- _Set problem_: Give the number of lines that include the string "LaTeX", nothing more.

[Records with drawing code]
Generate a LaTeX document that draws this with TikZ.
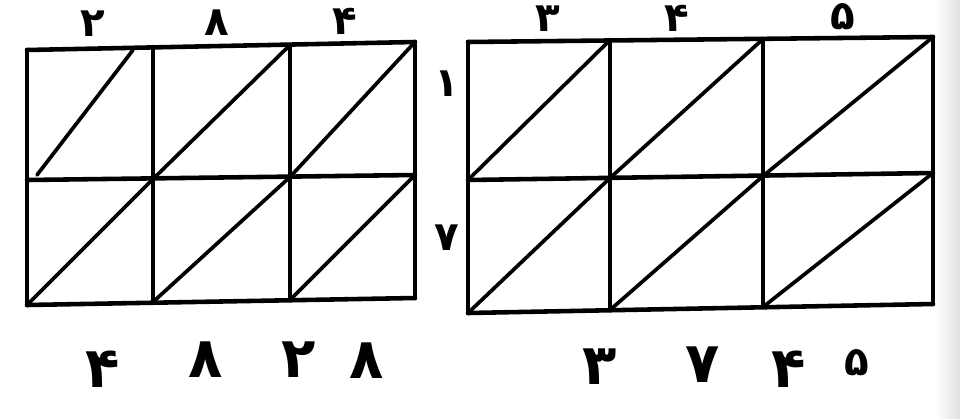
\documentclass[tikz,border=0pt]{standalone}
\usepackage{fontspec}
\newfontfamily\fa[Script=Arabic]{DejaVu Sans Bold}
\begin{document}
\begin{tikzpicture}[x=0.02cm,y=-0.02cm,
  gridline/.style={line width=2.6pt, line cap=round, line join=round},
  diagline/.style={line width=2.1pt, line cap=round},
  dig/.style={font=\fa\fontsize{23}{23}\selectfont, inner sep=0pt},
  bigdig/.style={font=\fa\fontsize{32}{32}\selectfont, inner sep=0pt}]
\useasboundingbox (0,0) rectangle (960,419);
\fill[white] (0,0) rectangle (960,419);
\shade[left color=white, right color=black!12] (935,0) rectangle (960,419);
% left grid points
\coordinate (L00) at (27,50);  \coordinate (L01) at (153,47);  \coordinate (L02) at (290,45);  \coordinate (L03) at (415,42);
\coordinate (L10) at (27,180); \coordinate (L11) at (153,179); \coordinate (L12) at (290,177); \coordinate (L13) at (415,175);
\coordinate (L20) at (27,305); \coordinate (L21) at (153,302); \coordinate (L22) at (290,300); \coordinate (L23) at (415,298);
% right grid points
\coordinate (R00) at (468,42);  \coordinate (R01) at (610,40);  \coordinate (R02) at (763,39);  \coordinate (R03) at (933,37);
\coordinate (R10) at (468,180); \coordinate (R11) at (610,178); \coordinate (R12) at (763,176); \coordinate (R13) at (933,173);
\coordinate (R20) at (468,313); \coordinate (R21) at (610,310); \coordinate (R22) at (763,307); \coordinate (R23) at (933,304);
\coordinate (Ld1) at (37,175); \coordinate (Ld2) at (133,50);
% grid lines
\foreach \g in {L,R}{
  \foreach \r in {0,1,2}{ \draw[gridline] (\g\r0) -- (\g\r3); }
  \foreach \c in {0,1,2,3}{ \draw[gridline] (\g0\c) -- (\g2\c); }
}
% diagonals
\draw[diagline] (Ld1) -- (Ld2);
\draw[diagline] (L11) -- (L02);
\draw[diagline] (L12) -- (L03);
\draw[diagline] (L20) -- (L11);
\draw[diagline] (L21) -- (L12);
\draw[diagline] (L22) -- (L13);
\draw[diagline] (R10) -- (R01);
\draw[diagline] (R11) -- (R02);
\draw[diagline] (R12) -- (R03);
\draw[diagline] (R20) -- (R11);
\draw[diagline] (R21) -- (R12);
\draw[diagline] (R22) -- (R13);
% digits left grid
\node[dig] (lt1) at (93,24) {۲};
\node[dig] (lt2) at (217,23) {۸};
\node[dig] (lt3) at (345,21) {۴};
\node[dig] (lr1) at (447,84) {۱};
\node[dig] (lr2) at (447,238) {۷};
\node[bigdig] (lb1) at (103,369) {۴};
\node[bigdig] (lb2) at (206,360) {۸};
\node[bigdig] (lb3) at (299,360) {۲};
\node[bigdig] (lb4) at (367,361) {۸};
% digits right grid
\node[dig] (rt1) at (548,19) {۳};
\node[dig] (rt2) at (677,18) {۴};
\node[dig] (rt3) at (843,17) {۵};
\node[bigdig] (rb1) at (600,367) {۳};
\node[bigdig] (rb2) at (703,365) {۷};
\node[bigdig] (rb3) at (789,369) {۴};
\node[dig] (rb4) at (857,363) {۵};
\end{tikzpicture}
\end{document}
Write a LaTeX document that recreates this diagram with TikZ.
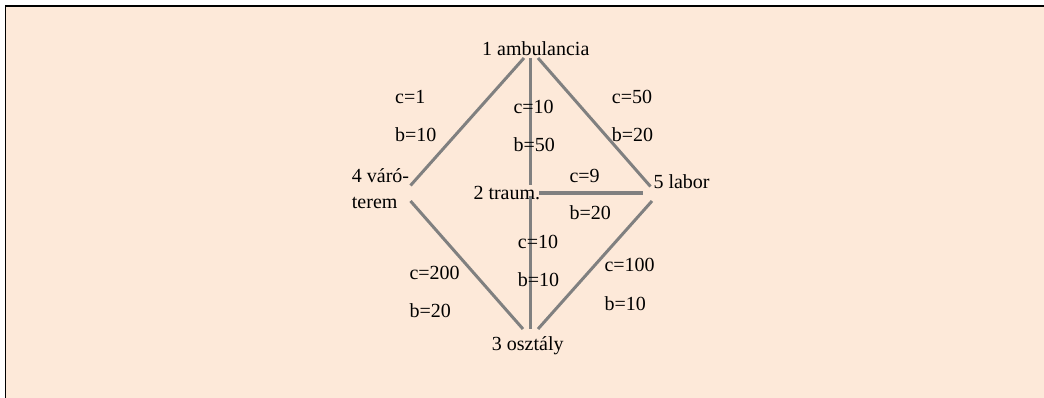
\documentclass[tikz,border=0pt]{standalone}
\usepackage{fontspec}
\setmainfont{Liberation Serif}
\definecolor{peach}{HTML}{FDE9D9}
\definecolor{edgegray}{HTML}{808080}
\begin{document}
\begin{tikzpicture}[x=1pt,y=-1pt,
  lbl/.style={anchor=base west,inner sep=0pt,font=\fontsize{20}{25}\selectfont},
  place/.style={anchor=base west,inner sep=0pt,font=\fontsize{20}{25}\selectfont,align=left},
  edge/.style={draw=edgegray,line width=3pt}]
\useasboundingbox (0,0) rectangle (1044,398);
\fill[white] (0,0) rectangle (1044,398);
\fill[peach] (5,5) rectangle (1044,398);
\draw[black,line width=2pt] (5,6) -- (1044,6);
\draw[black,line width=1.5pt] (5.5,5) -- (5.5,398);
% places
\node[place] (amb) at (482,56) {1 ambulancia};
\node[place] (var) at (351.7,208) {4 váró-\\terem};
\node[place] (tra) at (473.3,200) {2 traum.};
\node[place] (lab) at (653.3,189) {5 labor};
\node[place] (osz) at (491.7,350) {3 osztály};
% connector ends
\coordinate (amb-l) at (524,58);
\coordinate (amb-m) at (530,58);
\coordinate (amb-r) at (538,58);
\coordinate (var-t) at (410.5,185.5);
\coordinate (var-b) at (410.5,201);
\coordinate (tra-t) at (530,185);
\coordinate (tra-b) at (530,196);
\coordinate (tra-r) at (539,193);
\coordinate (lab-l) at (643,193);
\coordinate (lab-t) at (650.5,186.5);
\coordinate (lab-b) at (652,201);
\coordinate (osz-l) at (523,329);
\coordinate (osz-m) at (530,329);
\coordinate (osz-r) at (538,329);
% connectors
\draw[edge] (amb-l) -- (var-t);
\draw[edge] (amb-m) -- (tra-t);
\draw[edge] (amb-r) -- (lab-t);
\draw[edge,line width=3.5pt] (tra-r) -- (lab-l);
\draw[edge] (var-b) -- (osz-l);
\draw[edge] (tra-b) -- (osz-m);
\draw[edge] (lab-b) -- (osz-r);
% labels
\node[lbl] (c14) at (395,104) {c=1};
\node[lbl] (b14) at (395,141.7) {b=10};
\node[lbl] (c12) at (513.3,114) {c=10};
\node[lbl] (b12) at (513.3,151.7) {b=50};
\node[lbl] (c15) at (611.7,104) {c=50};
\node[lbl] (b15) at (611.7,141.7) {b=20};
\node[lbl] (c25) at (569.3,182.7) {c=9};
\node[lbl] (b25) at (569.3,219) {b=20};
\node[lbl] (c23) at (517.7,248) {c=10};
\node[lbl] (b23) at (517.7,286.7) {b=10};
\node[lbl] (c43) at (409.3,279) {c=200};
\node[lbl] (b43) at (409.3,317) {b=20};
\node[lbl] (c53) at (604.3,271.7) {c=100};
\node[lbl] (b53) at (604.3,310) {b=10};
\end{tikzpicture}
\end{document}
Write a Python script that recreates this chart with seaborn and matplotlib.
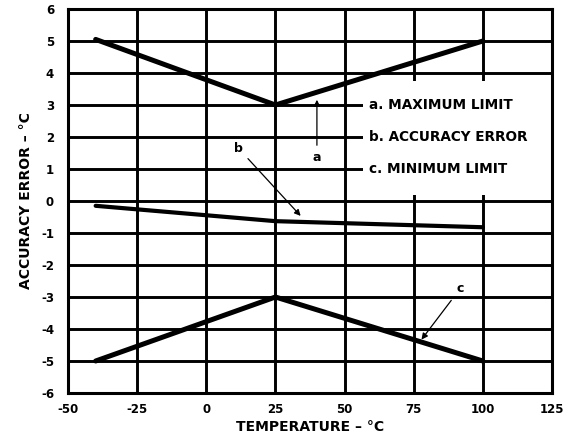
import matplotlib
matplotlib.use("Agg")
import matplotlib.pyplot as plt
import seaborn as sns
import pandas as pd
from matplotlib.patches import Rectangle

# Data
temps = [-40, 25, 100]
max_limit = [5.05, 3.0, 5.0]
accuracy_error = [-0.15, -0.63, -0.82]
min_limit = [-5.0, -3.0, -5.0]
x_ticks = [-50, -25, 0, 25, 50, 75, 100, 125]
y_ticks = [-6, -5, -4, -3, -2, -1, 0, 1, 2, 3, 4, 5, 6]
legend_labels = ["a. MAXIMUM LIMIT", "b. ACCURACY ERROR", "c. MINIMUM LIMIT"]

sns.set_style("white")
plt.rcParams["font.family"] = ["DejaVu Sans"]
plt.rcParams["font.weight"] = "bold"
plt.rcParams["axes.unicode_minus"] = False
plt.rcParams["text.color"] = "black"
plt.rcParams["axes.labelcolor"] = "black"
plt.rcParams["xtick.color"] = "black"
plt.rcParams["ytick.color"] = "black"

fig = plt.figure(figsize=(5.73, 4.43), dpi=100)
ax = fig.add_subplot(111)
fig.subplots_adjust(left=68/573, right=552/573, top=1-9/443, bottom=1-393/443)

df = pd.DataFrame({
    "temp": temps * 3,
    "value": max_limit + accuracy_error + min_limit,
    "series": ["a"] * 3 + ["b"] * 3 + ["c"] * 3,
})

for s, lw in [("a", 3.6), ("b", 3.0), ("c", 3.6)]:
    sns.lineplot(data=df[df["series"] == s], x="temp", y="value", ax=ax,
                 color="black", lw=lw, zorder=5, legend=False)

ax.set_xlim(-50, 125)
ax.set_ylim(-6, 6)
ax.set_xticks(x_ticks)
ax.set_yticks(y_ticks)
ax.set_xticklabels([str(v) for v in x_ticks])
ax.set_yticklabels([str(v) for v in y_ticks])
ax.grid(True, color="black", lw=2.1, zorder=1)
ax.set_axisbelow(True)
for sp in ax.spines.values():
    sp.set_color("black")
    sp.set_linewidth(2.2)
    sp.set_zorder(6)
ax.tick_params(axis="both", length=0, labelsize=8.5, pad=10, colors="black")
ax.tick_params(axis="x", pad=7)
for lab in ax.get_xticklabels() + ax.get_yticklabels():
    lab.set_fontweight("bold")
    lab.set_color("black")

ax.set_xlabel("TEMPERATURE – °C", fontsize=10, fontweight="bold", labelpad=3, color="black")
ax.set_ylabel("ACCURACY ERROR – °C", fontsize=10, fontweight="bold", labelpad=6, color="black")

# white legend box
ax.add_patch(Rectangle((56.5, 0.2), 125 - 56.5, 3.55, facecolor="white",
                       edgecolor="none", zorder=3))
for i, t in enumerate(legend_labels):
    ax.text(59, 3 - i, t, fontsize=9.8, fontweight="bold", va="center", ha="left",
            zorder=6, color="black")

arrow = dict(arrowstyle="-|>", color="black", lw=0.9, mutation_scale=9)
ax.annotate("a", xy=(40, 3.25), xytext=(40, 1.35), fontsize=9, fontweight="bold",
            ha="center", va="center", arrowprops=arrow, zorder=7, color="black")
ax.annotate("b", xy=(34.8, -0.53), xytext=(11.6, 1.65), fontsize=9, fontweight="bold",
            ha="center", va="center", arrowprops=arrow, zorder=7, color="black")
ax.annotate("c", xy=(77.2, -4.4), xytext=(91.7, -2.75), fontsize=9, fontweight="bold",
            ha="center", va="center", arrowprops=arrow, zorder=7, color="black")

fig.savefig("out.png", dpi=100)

- _Result_: 2